Whether the Teddy boy was as great a source of societal pollution as many believed is doubtful; it was more significant that pollution as a whole had become an urgent matter of public health. When the mist of the Thames met the murk of the chimneys in a fog of eerie green, silence and blindness fell. For years, Londoners had told visitors not to trouble themselves about it, but any such insouciance lost its charm in 1952. In that year, the ‘London Smog’ claimed 4,000 lives. The gay, gaudy city that Monet had painted less than a century before was obliged to clear its lungs. On 5 July 1955, the Clean Air Act was passed, a somewhat delayed response to the smog that had struck in the coronation year.
A simple trade agreement between France and Germany in the late Forties was now taking root as the European Communities began to cohere. The cabinet’s Economic Policy Committee remained unconvinced on Europe. It was ‘against the interests of the United Kingdom to join the Common Market’, it asserted in November 1955. This was understandable. There was a confidence that England, supported by the Commonwealth and with her mighty transatlantic ally beside her, could retain her former stance.
In 1956, the island received a double irruption from East and West. Khrushchev and Bulganin arrived from the Soviet Union to begin an official visit to the UK. Little came of it in practical terms, but its symbolic significance was enough. Bullish, brash but shrewd, Khrushchev had nothing in common with Eden, who on this occasion offered little but a blustering assurance that Britain would go to war to guard her oil reserves. The visit was further marred by the mysterious loss of a British soldier around the wreck of a Russian submarine. The other irruption was the showing of Rock Around the Clock, a short American film about nothing in particular. Its significance was to be far more than symbolic, since it was the first rock-and-roll musical extravaganza.
The first signs could be felt of a fraying in the post-war consensus. On 1 June 1956, Macmillan warned Eden of financial collapse. Inflation would continue if Britain continued to live beyond its means. The promise of full employment had been central to the Attlee settlement, but, coupled with defence spending and overseas commitments, it was proving hard to sustain. From the disenchanted and disenfranchised Left came a new approach. In that year, Anthony Crosland’s The Future of Socialism was published. Crosland remains an ambiguous figure in the annals of the Labour movement, and this in part reflects the ambiguity of his thought. His book was well regarded at the time, but it is little remembered now. The oversight is easily explained: his ideas were taken up, almost forty years later, by a politician far more ambitious and considerably more accommodating.

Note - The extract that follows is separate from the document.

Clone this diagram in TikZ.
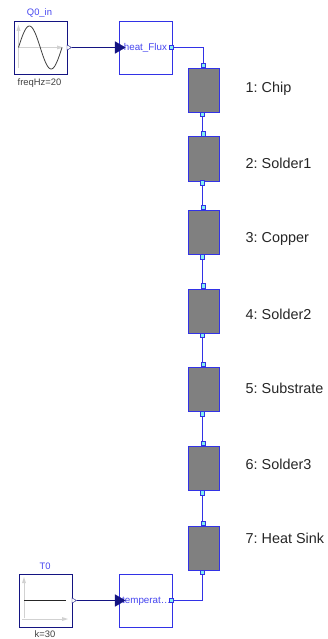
\documentclass[tikz,border=0pt]{standalone}
\usepackage{fontspec}
\setmainfont{Liberation Sans}
\frenchspacing
\usetikzlibrary{shapes.geometric}

\definecolor{wireblue}{RGB}{50,50,230}
\definecolor{darkblue}{RGB}{20,20,130}
\definecolor{labelblue}{RGB}{70,70,240}
\definecolor{portcyan}{RGB}{130,240,240}

\tikzset{
    layerbox/.style={draw=wireblue,line width=0.9pt,fill=black!50,minimum width=31pt,minimum height=44pt,inner sep=0pt,anchor=north west},
    portbox/.style={draw=wireblue,line width=0.7pt,fill=portcyan,minimum size=4.5pt,inner sep=0pt},
    conv/.style={draw=wireblue,line width=0.8pt,fill=white,minimum size=53pt,inner sep=0pt,anchor=north west,text=labelblue,font=\fontsize{9.8}{11}\selectfont},
    src/.style={draw=darkblue,line width=0.8pt,fill=white,minimum size=53pt,inner sep=0pt,anchor=north west},
    inarrow/.style={isosceles triangle,isosceles triangle apex angle=60,draw=darkblue,fill=darkblue,minimum height=10pt,minimum width=10pt,inner sep=0pt},
    outarrow/.style={isosceles triangle,isosceles triangle apex angle=60,draw=darkblue,line width=0.4pt,fill=white,minimum height=4.5pt,minimum width=4.5pt,inner sep=0pt},
    layertext/.style={anchor=base west,inner sep=0pt,font=\fontsize{14.4}{16}\selectfont,text=black!85},
    nametext/.style={inner sep=0pt,text=labelblue,font=\fontsize{9.4}{10}\selectfont},
    partext/.style={inner sep=0pt,text=black!75,font=\fontsize{9.4}{10}\selectfont},
    wire/.style={draw=wireblue,line width=0.7pt},
    sigwire/.style={draw=darkblue,line width=0.7pt},
    axisline/.style={draw=black!18,line width=0.9pt}
}

\begin{document}
\begin{tikzpicture}[x=1pt,y=-1pt]
    \useasboundingbox (0,0) rectangle (327,639);

    % sources and converters
    \node[src] (Q0) at (13.5,21.5) {};
    \node[src] (T0) at (18.5,574) {};
    \node[conv] (flux) at (118.5,21.5) {heat\_Flux};
    \node[conv] (temp) at (118.5,574) {\hspace*{2pt}temperat\dots};

    \node[nametext] (Q0name) at (39.5,13) {Q0\_in};
    \node[partext] (Q0par) at (39.5,83) {freqHz=20};
    \node[nametext] (T0name) at (45,566) {T0};
    \node[partext] (T0par) at (45,634.5) {k=30};

    % icon of Q0
    \draw[axisline] (18.5,68) -- (18.5,30);
    \draw[axisline] (18.5,47.5) -- (60,47.5);
    \fill[black!18] (18.5,25) -- (16.5,31) -- (20.5,31) -- cycle;
    \fill[black!18] (63,47.5) -- (57,45.5) -- (57,49.5) -- cycle;
    \draw[black!75,line width=0.8pt,domain=0:360,samples=50,smooth]
        plot ({18.5+\x/360*43.5},{47.5-21.5*sin(\x)});

    % icon of T0
    \draw[axisline] (24,618) -- (24,581);
    \draw[axisline] (22,619) -- (64,619);
    \fill[black!18] (24,577) -- (22,583) -- (26,583) -- cycle;
    \fill[black!18] (68,619) -- (62,617) -- (62,621) -- cycle;
    \draw[black!85,line width=0.8pt] (24,600.5) -- (66,600.5);

    % layers
    \node[layerbox] (chip) at (187.5,68) {};
    \node[layerbox] (solderA) at (187.5,136.5) {};
    \node[layerbox] (copper) at (187.5,210) {};
    \node[layerbox] (solderB) at (187.5,288.5) {};
    \node[layerbox] (substrate) at (187.5,367) {};
    \node[layerbox] (solderC) at (187.5,446) {};
    \node[layerbox] (sink) at (187.5,526) {};

    \node[layertext] (chiptext) at (245.5,92.5) {1: Chip};
    \node[layertext] (solderAtext) at (245.5,168.5) {2: Solder1};
    \node[layertext] (coppertext) at (245.5,242.5) {3: Copper};
    \node[layertext] (solderBtext) at (245.5,319) {4: Solder2};
    \node[layertext] (substratetext) at (245.5,393.5) {5: Substrate};
    \node[layertext] (solderCtext) at (245.5,469.5) {6: Solder3};
    \node[layertext] (sinktext) at (245.5,543.5) {7: Heat Sink};

    % ports
    \node[portbox] (chipin) at (203.5,65.5) {};
    \node[portbox] (chipout) at (202.5,114.5) {};
    \node[portbox] (solderAin) at (203.5,134) {};
    \node[portbox] (solderAout) at (202.5,183) {};
    \node[portbox] (copperin) at (203.5,207.5) {};
    \node[portbox] (copperout) at (202.5,257) {};
    \node[portbox] (solderBin) at (203.5,286) {};
    \node[portbox] (solderBout) at (202.5,335.5) {};
    \node[portbox] (substratein) at (203.5,364.5) {};
    \node[portbox] (substrateout) at (202.5,414) {};
    \node[portbox] (solderCin) at (203.5,443.5) {};
    \node[portbox] (solderCout) at (202.5,493) {};
    \node[portbox] (sinkin) at (203.5,523.5) {};
    \node[portbox] (sinkout) at (202.5,572.5) {};
    \node[portbox] (fluxout) at (171.5,47.5) {};
    \node[portbox] (tempout) at (171.5,600.5) {};

    % signal ports
    \node[outarrow] (Q0out) at (68.5,47.5) {};
    \node[outarrow] (T0out) at (73.5,600.5) {};
    \node[inarrow] (fluxin) at (118.5,47.5) {};
    \node[inarrow] (tempin) at (118.5,600.5) {};

    % connections
    \draw[sigwire] (Q0out) -- (fluxin);
    \draw[sigwire] (T0out) -- (tempin);
    \draw[wire] (fluxout) -| (chipin);
    \draw[wire] (tempout) -| (sinkout);
    \draw[wire] (chipout) -- (chipout |- solderAin.north);
    \draw[wire] (solderAout) -- (solderAout |- copperin.north);
    \draw[wire] (copperout) -- (copperout |- solderBin.north);
    \draw[wire] (solderBout) -- (solderBout |- substratein.north);
    \draw[wire] (substrateout) -- (substrateout |- solderCin.north);
    \draw[wire] (solderCout) -- (solderCout |- sinkin.north);
\end{tikzpicture}
\end{document}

Crosland argued that the post-war consensus was in danger of failing its own goals. Nationalization had become an empty shibboleth. Socialists were in danger of mistaking means for ends. They must remember that their primary mission was to abolish poverty, not inequality. He wrote: ‘We need not only higher exports and old-age pensions, but more open-air cafes, brighter and gayer streets at night, later closing hours for public houses, more local repertory theatres, better and more hospitable hoteliers and restaurateurs, brighter and cleaner eating houses, more riverside cafes, more pleasure gardens on the Battersea model, more murals and pictures in public places.’ There had been too much flattening in the socialist vision; it was time for humanity to be lifted. In one respect, Crosland’s insights were tacitly acknowledged to be unanswerable. Nationalization needed nourishment, after all. The trope ‘while stocks last’ increasingly applied not just to necessities in the home, but to those that fed and fired the household. How long could coal, gas or electricity last?
Perhaps Calder Hall, now known as Sellafield, was named by someone with a sense of historical irony. No hall of the fading nobility needed to be demolished for this nuclear power station to replace it. Thus, on 17 October 1956, it became Britain’s first nuclear power station. The young queen opened it ‘with pride’. England was ready, in principle, to have her firesides warmed and her streets made safe by what Oppenheimer, the inventor of the Bomb, called ‘the destroyer of worlds’.
In 1956, England was to be weighed and found wanting. Far away, in a protectorate that had grown tired of being protected, a man had seized power – with cunning, bullets and a brilliant smile as his weapons. Gamal Abdel Nasser had plans for Egypt, and indeed for the whole Arab world. In what was proclaimed as a simple assertion of sovereignty, on 26 July 1956 he nationalized the Suez Canal. This was taken badly in Westminster.